For the invisible priest by his word, by his special power, converts visible created things into the substance of his Body and Blood, saying, ‘Take and eat, this is my Body’; repeating the sanctification he says, ‘Take and drink, this is my Blood.’”
VIN. May no one doubt that the most excellent created things at the command of power, by the presence of majesty, can pass over into the nature of the Lord’s Body since we see mankind made into the Body of Christ by the artistry of heavenly goodness.
Just as when someone comes to the faith, before the words of baptism he or she is still bound by the old debt. Yet by recalling these things he or she is soon set free from all impurity of sin. So it is that created things, when placed on the holy altar to be blessed by the heavenly words, have the substance of bread and wine before the invocation of the divine name; yet after Christ’s words they are his Body and Blood.
123-C-3. SERMON 28. ON PENTECOST
I. During the confirmation of the neophytes the imposition of the hand gives to each of them what the descent of the Holy Spirit at that time gave to all the people. Now that I have said that the laying-on of the hand and that confirmation can confer something upon a person who has already been reborn in Christ, perhaps someone might ask, ‘What benefit can I gain from having someone confirm me after the mystery of baptism?’ As I see it, we have not received everything from the font if afterwards there is still something to be added, something we need.’
This, beloved, is not so. Just listen. Military service requires that when an emperor receives a soldier into his army, the emperor should not only place a mark on the soldier but should also furnish him with arms appropriate for battle. So it is that the blessing [of confirmation] protects the one who has been baptized. You enlisted a soldier; now give him what is needed to fight. Nothing is gained if a parent grants much to a child and yet fails to supply a protector. So the Paraclete is the guardian, the consoler, and the protector of those who have been reborn in Christ. As the Scriptures say,
“Unless the Lord builds the city, the builders keep watch in vain.”

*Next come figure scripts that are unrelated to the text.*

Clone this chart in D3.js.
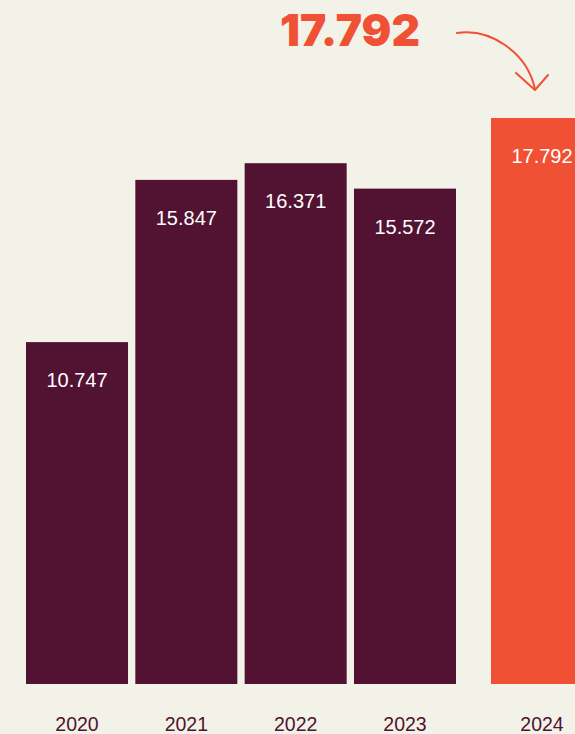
<!DOCTYPE html>
<html>
<head>
<meta charset="utf-8">
<script src="https://cdn.jsdelivr.net/npm/d3@7"></script>
<style>
  html, body { margin: 0; padding: 0; background: #f3f2e9; overflow: hidden; }
  svg { display: block; }
</style>
</head>
<body>
<svg id="chart"></svg>
<script>
// data
var years = ["2020", "2021", "2022", "2023", "2024"];
var values = [10.747, 15.847, 16.371, 15.572, 17.792];
var valueLabels = ["10.747", "15.847", "16.371", "15.572", "17.792"];
var headline = "17.792";

var width = 575, height = 734;
var baseline = 684;

var svg = d3.select("#chart")
  .attr("width", width)
  .attr("height", height);

// y scale: 0 at bar base
var y = d3.scaleLinear().domain([0, 17.792]).range([baseline, 118]);

// first four bars share a band, the last one sits apart
var x = d3.scaleBand().domain(years.slice(0, 4)).range([26, 456]).paddingInner(0.067).paddingOuter(0);
var barW = x.bandwidth();
function barX(yr) {
  if (yr == "2024") return 491;
  return x(yr);
}

var data = years.map(function (d, i) { return {year: d, value: values[i], label: valueLabels[i]}; });

svg.selectAll(".bar")
  .data(data)
  .enter().append("rect")
  .attr("class", "bar")
  .attr("x", function (d) { return barX(d.year); })
  .attr("y", function (d) { return y(d.value); })
  .attr("width", barW)
  .attr("height", function (d) { return baseline - y(d.value); })
  .attr("fill", function (d) { return d.year == "2024" ? "#f05134" : "#511331"; });

svg.selectAll(".val")
  .data(data)
  .enter().append("text")
  .attr("class", "val")
  .attr("x", function (d) { return barX(d.year) + barW / 2; })
  .attr("y", function (d) { return y(d.value) + 45; })
  .attr("text-anchor", "middle")
  .attr("fill", "#ffffff")
  .style("font-family", "'Liberation Sans', Arial, sans-serif")
  .style("font-size", "20px")
  .text(function (d) { return d.label; });

svg.selectAll(".yr")
  .data(data)
  .enter().append("text")
  .attr("class", "yr")
  .attr("x", function (d) { return barX(d.year) + barW / 2; })
  .attr("y", 731)
  .attr("text-anchor", "middle")
  .attr("fill", "#511331")
  .style("font-family", "'Liberation Sans', Arial, sans-serif")
  .style("font-size", "19.5px")
  .text(function (d) { return d.year; });

// headline number
svg.append("text")
  .attr("x", 280)
  .attr("y", 46)
  .attr("fill", "#f05134")
  .attr("textLength", 140)
  .attr("lengthAdjust", "spacingAndGlyphs")
  .style("font-family", "Inter, 'Liberation Sans', sans-serif")
  .style("font-weight", 900)
  .style("font-size", "44px")
  .text(headline);

// hand drawn arrow
var arrow = svg.append("g")
  .attr("fill", "none")
  .attr("stroke", "#f05134")
  .attr("stroke-width", 2)
  .attr("stroke-linecap", "round")
  .attr("stroke-linejoin", "round");

arrow.append("path")
  .attr("d", "M457,33 C490,28 527,52 535,89");
arrow.append("path")
  .attr("d", "M516,73 L535,90 L548,75");
</script>
</body>
</html>
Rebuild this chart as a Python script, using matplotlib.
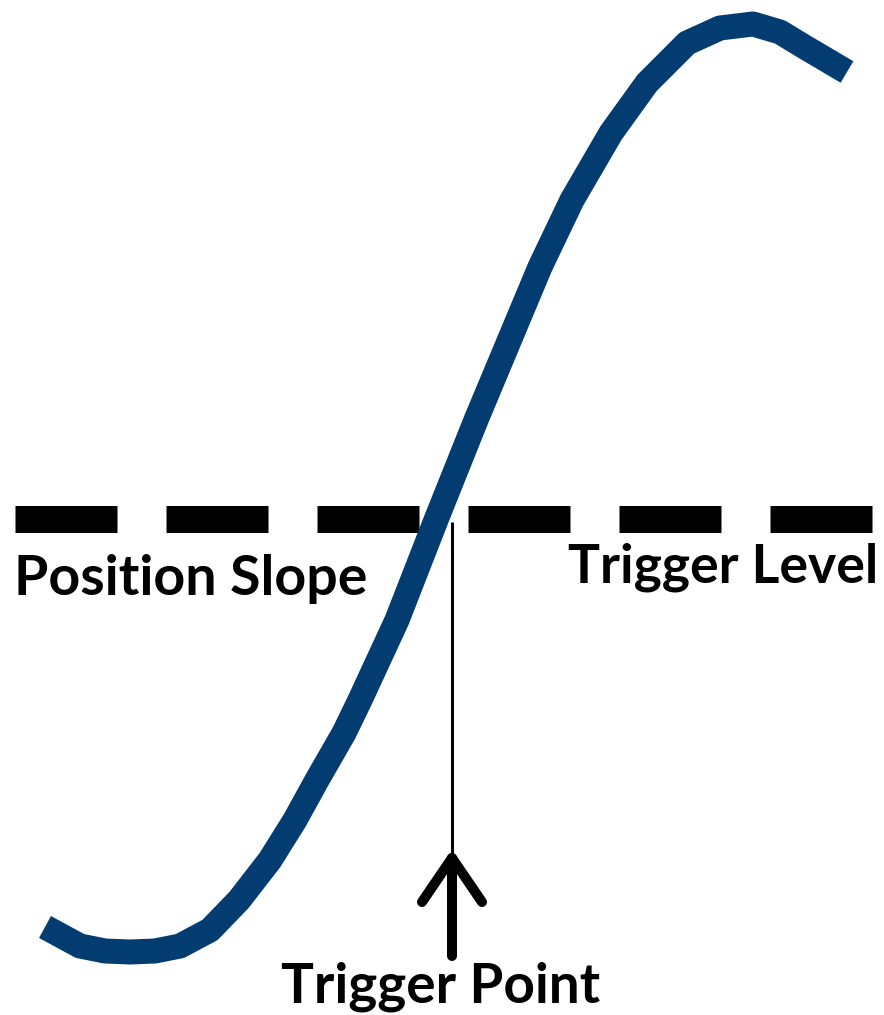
"""
Диаграмма точки срабатывания триггера (положительный фронт)
"""
import matplotlib
matplotlib.use('Agg')
import matplotlib.pyplot as plt

# Точки кривой сигнала (пиксели, y вниз)
curve_x = [45, 80, 105, 130, 155, 180, 210, 239, 270, 295, 317, 344, 360, 397, 436, 476,
           540, 572, 611, 647, 687, 720, 753, 780, 803, 847]
curve_y = [927, 946, 951, 952, 951, 946, 930, 900, 860, 820, 780, 733, 700, 620, 520, 420,
           267, 200, 133, 83, 43, 28, 24, 32, 46, 72]

# Уровень триггера и точка срабатывания
level_x = [15, 874]
level_y = 518.5
trigger_x = 452
trigger_top = 522
arrow_tip = 858
arrow_bottom = 956
wing_dx = 30
wing_dy = 44

labels = ['Position Slope', 'Trigger Level', 'Trigger Point']

plt.rcParams['lines.scale_dashes'] = False
plt.rcParams['font.family'] = ['Lato', 'DejaVu Sans']

fig = plt.figure(figsize=(8.84, 10.15), dpi=100)
ax = fig.add_axes([0, 0, 1, 1])
ax.set_xlim(0, 884)
ax.set_ylim(1015, 0)
ax.axis('off')

px = 72 / 100  # пиксели -> пункты

# Пунктир уровня
ax.plot(level_x, [level_y, level_y], color='black', linewidth=27 * px,
        dashes=(102 * px, 49 * px), dash_capstyle='butt', zorder=1)

# Кривая
ax.plot(curve_x, curve_y, color='#033C71', linewidth=25 * px,
        solid_capstyle='butt', solid_joinstyle='round', zorder=2)

# Тонкая вертикаль к точке срабатывания
ax.plot([trigger_x, trigger_x], [trigger_top, arrow_tip], color='black',
        linewidth=3 * px, solid_capstyle='butt', zorder=3)

# Стрелка
ax.plot([trigger_x, trigger_x], [arrow_tip, arrow_bottom], color='black',
        linewidth=10 * px, solid_capstyle='round', zorder=3)
ax.plot([trigger_x - wing_dx, trigger_x, trigger_x + wing_dx],
        [arrow_tip + wing_dy, arrow_tip, arrow_tip + wing_dy], color='black',
        linewidth=10 * px, solid_capstyle='round', solid_joinstyle='round', zorder=3)

# Подписи
ax.text(14, 595, labels[0], fontsize=40, fontweight='bold', ha='left', va='baseline')
ax.text(568, 583, labels[1], fontsize=38.5, fontweight='bold', ha='left', va='baseline')
ax.text(281, 1002, labels[2], fontsize=39.5, fontweight='bold', ha='left', va='baseline')

fig.savefig('out.png', dpi=100)
plt.close(fig)
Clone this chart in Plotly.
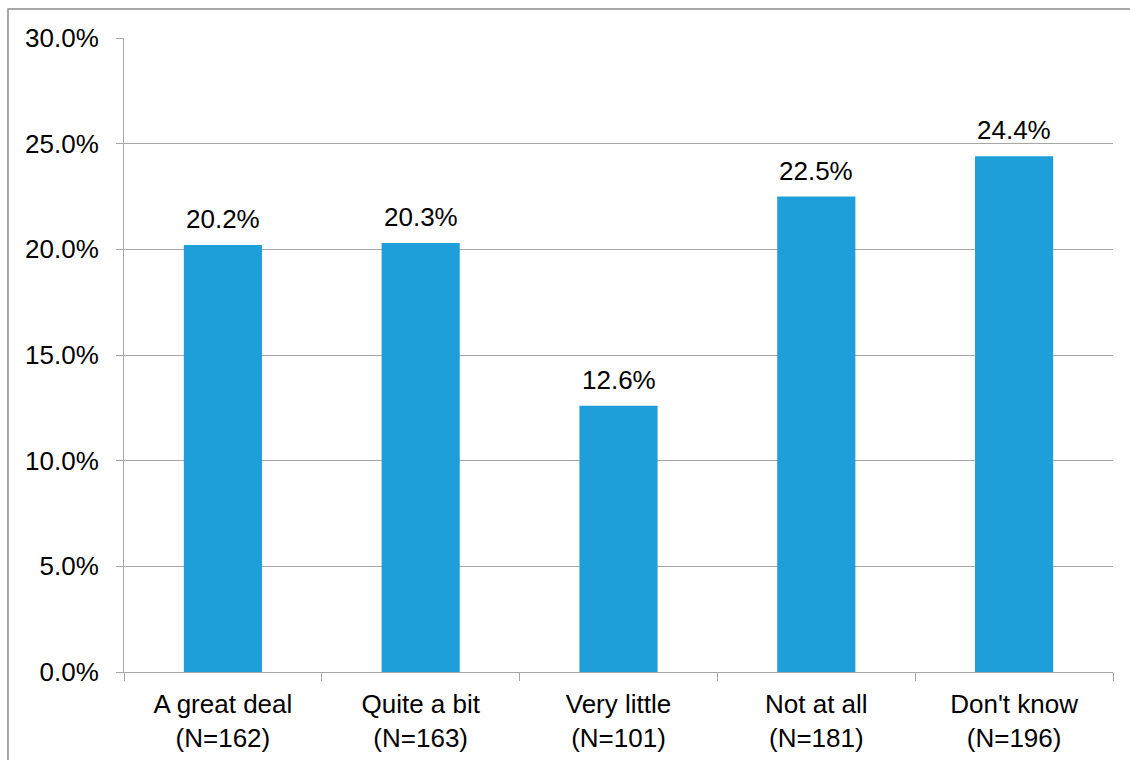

Therefore the Holy Spirit, who descends upon and in a salutary way flows into the baptismal waters, grants all innocence at the font. In confirmation the Spirit gives an increase of grace because in this world those who will conquer–no matter what their age–will walk among dangers and invisible enemies. In baptism we are reborn unto life; after baptism we are strengthened for battle. In baptism we are nourished; after baptism we are
strengthened. And so the benefits of rebirth are sufficient for those who will immediately pass on [to heaven]. The help given by confirmation, however, is necessary for those who will be victorious. Regeneration in itself saves those who will soon be received into the peaceful abode of the holy ones; confirmation arms us and instructs us on how we are to keep ourselves safe from the struggles and battles of this world.”